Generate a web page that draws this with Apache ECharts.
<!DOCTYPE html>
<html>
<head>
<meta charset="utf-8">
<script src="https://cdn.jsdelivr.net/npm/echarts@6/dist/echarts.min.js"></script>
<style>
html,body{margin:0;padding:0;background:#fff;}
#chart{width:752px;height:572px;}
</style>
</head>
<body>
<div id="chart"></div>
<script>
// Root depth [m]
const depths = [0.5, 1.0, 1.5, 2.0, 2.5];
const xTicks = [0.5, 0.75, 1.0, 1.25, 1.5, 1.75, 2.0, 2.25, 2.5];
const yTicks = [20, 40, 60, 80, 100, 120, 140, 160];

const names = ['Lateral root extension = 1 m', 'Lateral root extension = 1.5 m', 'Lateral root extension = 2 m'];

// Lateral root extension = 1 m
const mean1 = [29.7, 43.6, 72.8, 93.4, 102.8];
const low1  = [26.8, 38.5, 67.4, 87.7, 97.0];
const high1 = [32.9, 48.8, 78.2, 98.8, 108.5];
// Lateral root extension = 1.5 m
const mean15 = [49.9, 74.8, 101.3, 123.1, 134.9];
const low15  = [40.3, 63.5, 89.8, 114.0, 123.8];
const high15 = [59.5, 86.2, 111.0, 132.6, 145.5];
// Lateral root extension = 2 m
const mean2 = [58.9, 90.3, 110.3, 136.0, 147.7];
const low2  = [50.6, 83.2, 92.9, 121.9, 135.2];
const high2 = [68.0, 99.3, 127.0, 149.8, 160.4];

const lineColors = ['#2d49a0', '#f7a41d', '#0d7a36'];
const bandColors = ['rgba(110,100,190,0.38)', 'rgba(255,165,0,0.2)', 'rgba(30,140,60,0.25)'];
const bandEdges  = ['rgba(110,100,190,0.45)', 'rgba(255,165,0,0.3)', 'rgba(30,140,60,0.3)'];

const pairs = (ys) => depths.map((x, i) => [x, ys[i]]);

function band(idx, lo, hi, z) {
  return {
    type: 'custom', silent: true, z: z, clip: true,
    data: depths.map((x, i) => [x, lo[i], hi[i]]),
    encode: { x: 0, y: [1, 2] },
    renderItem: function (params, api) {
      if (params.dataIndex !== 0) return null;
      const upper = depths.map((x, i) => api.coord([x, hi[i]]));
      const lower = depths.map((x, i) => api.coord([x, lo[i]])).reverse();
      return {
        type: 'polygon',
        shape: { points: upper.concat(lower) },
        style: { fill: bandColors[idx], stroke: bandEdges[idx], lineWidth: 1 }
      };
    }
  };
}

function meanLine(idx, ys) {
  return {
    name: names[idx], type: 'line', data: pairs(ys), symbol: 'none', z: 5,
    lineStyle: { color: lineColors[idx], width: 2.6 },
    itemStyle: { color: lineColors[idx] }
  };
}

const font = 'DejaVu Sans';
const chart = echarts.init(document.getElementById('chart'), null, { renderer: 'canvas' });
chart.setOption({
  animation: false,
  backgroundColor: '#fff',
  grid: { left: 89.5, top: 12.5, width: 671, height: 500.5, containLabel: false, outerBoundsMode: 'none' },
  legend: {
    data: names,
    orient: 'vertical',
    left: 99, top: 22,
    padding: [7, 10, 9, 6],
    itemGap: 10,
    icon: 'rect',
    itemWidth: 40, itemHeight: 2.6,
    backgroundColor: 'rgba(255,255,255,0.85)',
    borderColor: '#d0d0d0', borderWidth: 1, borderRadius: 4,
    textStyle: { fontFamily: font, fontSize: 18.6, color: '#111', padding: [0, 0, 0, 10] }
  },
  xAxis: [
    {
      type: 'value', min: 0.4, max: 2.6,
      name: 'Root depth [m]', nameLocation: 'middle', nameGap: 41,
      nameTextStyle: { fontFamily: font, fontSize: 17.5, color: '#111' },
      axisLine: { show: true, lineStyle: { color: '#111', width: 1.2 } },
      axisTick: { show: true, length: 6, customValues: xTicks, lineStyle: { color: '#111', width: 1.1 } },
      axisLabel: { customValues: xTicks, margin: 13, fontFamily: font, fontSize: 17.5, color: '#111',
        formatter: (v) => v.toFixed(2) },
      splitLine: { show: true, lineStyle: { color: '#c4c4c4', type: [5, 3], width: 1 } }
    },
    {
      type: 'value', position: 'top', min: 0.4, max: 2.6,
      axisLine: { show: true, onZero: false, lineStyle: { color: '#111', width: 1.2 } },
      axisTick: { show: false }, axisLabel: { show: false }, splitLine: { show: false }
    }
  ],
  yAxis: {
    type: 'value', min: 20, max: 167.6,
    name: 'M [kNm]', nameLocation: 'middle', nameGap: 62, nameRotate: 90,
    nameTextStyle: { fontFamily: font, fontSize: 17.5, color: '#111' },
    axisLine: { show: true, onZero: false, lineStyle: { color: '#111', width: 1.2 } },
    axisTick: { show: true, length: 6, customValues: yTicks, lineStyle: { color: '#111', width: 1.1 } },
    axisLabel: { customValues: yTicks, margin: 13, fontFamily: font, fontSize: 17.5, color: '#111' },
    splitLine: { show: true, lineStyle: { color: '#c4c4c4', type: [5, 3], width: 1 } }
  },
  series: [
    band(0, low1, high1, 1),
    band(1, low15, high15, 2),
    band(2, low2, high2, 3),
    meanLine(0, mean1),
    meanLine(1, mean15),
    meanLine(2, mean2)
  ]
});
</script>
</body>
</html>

+++

Each line from the start of the listing above through the line containing "const names = ['Lateral" should be copied exactly, please, with no other lines added.

Generate a web page that draws this with Apache ECharts.
<!DOCTYPE html>
<html>
<head>
<meta charset="utf-8">
<script src="https://cdn.jsdelivr.net/npm/echarts@6/dist/echarts.min.js"></script>
<style>
html,body{margin:0;padding:0;background:#fff;}
#chart{width:752px;height:572px;}
</style>
</head>
<body>
<div id="chart"></div>
<script>
// Root depth [m]
const depths = [0.5, 1.0, 1.5, 2.0, 2.5];
const xTicks = [0.5, 0.75, 1.0, 1.25, 1.5, 1.75, 2.0, 2.25, 2.5];
const yTicks = [20, 40, 60, 80, 100, 120, 140, 160];

const names = ['Lateral root extension = 1 m', 'Lateral root extension = 1.5 m', 'Lateral root extension = 2 m'];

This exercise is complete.